Electromagnetic Fields of Slowly Rotating Compact Magnetized Stars in Braneworld

TL;DR

This paper investigates how braneworld models influence the electromagnetic fields of slowly rotating, magnetized stars, providing analytical and numerical solutions that could help test the braneworld hypothesis through pulsar observations.

Contribution

It offers the first analytical and numerical analysis of electromagnetic fields of rotating stars in a braneworld context, highlighting observable effects of brane tension.

Findings

Brane tension significantly affects electromagnetic energy losses.

Analytical solutions for magnetic fields near the star surface.

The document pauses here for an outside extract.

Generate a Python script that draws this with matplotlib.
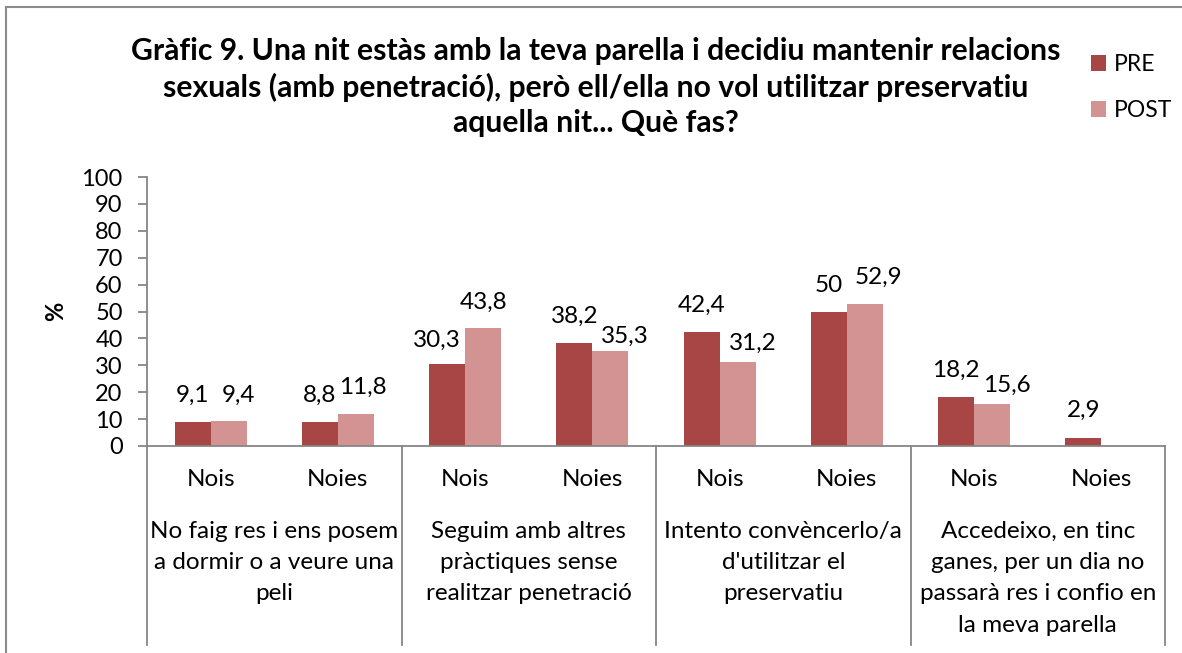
import matplotlib
matplotlib.use("Agg")
import matplotlib.pyplot as plt
import matplotlib.transforms as mtransforms
from matplotlib.lines import Line2D
import numpy as np

plt.rcParams['font.family'] = ['Lato', 'DejaVu Sans']

title = ("Gràfic 9. Una nit estàs amb la teva parella i decidiu mantenir relacions\n"
         "sexuals (amb penetració), però ell/ella no vol utilitzar preservatiu\n"
         "aquella nit... Què fas?")
sub_labels = ["Nois", "Noies", "Nois", "Noies", "Nois", "Noies", "Nois", "Noies"]
group_labels = ["No faig res i ens posem\na dormir o a veure una\npeli",
                "Seguim amb altres\npràctiques sense\nrealitzar penetració",
                "Intento convèncerlo/a\nd'utilitzar el\npreservatiu",
                "Accedeixo, en tinc\nganes, per un dia no\npassarà res i confio en\nla meva parella"]
series_names = ["PRE", "POST"]
pre = [9.1, 8.8, 30.3, 38.2, 42.4, 50, 18.2, 2.9]
post = [9.4, 11.8, 43.8, 35.3, 31.2, 52.9, 15.6, None]
colors = ["#A84646", "#D49393"]
yticks = list(range(0, 101, 10))

# manual nudges of data labels (pixels): (dx, gap above bar top)
pre_label_nudge = [(0, 20), (0, 20), (-10, 18), (0, 20), (0, 20), (0, 20), (0, 20), (0, 21)]
post_label_nudge = [(10, 19), (7, 20), (0, 19), (14, 8), (15, 12), (14, 20), (15, 12), (0, 20)]

W, H = 1182, 653
fig = plt.figure(figsize=(W / 100, H / 100), dpi=100)
ax = fig.add_axes([147 / W, (H - 446) / H, (1165 - 147) / W, (446 - 177) / H])

x = np.arange(len(sub_labels))
bw = 0.283
for vals, off, col, name, nudges in [(pre, -bw / 2, colors[0], series_names[0], pre_label_nudge),
                                     (post, bw / 2, colors[1], series_names[1], post_label_nudge)]:
    xs = [xi + off for xi, v in zip(x, vals) if v is not None]
    vs = [v for v in vals if v is not None]
    ns = [n for n, v in zip(nudges, vals) if v is not None]
    ax.bar(xs, vs, width=bw, color=col, label=name)
    for xi, v, (dx, dy) in zip(xs, vs, ns):
        lab = ("%g" % v).replace(".", ",")
        ax.annotate(lab, (xi, v), xytext=(dx, dy), textcoords="offset pixels",
                    ha="center", va="baseline", fontsize=17.5)

ax.set_xlim(-0.5, len(sub_labels) - 0.5)
ax.set_ylim(0, 100)
ax.set_yticks(yticks)
ax.set_yticklabels([str(t) for t in yticks], fontsize=17)
ax.set_xticks([])
for s in ["top", "right"]:
    ax.spines[s].set_visible(False)
for s in ["left", "bottom"]:
    ax.spines[s].set_color("#868686")
    ax.spines[s].set_linewidth(1.3)
ax.tick_params(axis="y", length=6.5, width=1.3, color="#868686", pad=11)

ax.set_ylabel("%", fontsize=17, fontweight="bold")
ax.yaxis.set_label_coords(-80 / 1018, 0.5)

trans = mtransforms.blended_transform_factory(ax.transData, fig.transFigure)
for xi, lab in zip(x, sub_labels):
    ax.text(xi, (H - 479) / H, lab, transform=trans, ha="center", va="center", fontsize=17.5)
for gi, lab in enumerate(group_labels):
    ax.text(2 * gi + 0.5, (H - 521) / H, lab, transform=trans, ha="center", va="top",
            fontsize=17.5, linespacing=1.6)
for sx in [-0.5, 1.5, 3.5, 5.5, 7.5]:
    ax.add_line(Line2D([sx, sx], [(H - 446) / H, (H - 645) / H], transform=trans,
                       color="#868686", lw=1.3, clip_on=False))

fig.text(596 / W, (H - 87) / H, title, ha="center", va="center", fontsize=21.7,
         fontweight="bold", linespacing=1.3)

leg = fig.legend(loc="upper left", bbox_to_anchor=(1091 / W, (H - 54) / H), frameon=False,
                 fontsize=16.5, handlelength=0.66, handleheight=0.66, handletextpad=0.35,
                 labelspacing=1.1, borderpad=0, borderaxespad=0)

fig.add_artist(Line2D([6 / W, 6 / W], [0, (H - 7) / H], color="#8c8c8c", lw=1.5))
fig.add_artist(Line2D([6 / W, 1], [(H - 7) / H, (H - 7) / H], color="#8c8c8c", lw=1.5))

fig.savefig("out.png", dpi=100)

Numerical results show non-negligible brane corrections.

Abstract

We study the structure of electromagnetic field of slowly rotating magnetized star in a Randall-Sundrum II type braneworld. The star is modeled as a sphere consisting of perfect highly magnetized fluid with infinite conductivity and frozen-in dipolar magnetic field. Maxwell's equations for the external magnetic field of the star in the braneworld are analytically solved in approximation of small distance from the surface of the star. We have also found numerical solution for the electric field outside the rotating magnetized neutron star in the braneworld in dependence on brane tension. The influence of brane tension on the electromagnetic energy losses of the rotating magnetized star is underlined. Obtained "brane" corrections are shown to be relevant and have non-negligible values. In comparison with astrophysical observations on pulsars spindown data they may provide an evidence for the brane tension and, thus, serve as a test for the braneworld model of the Universe.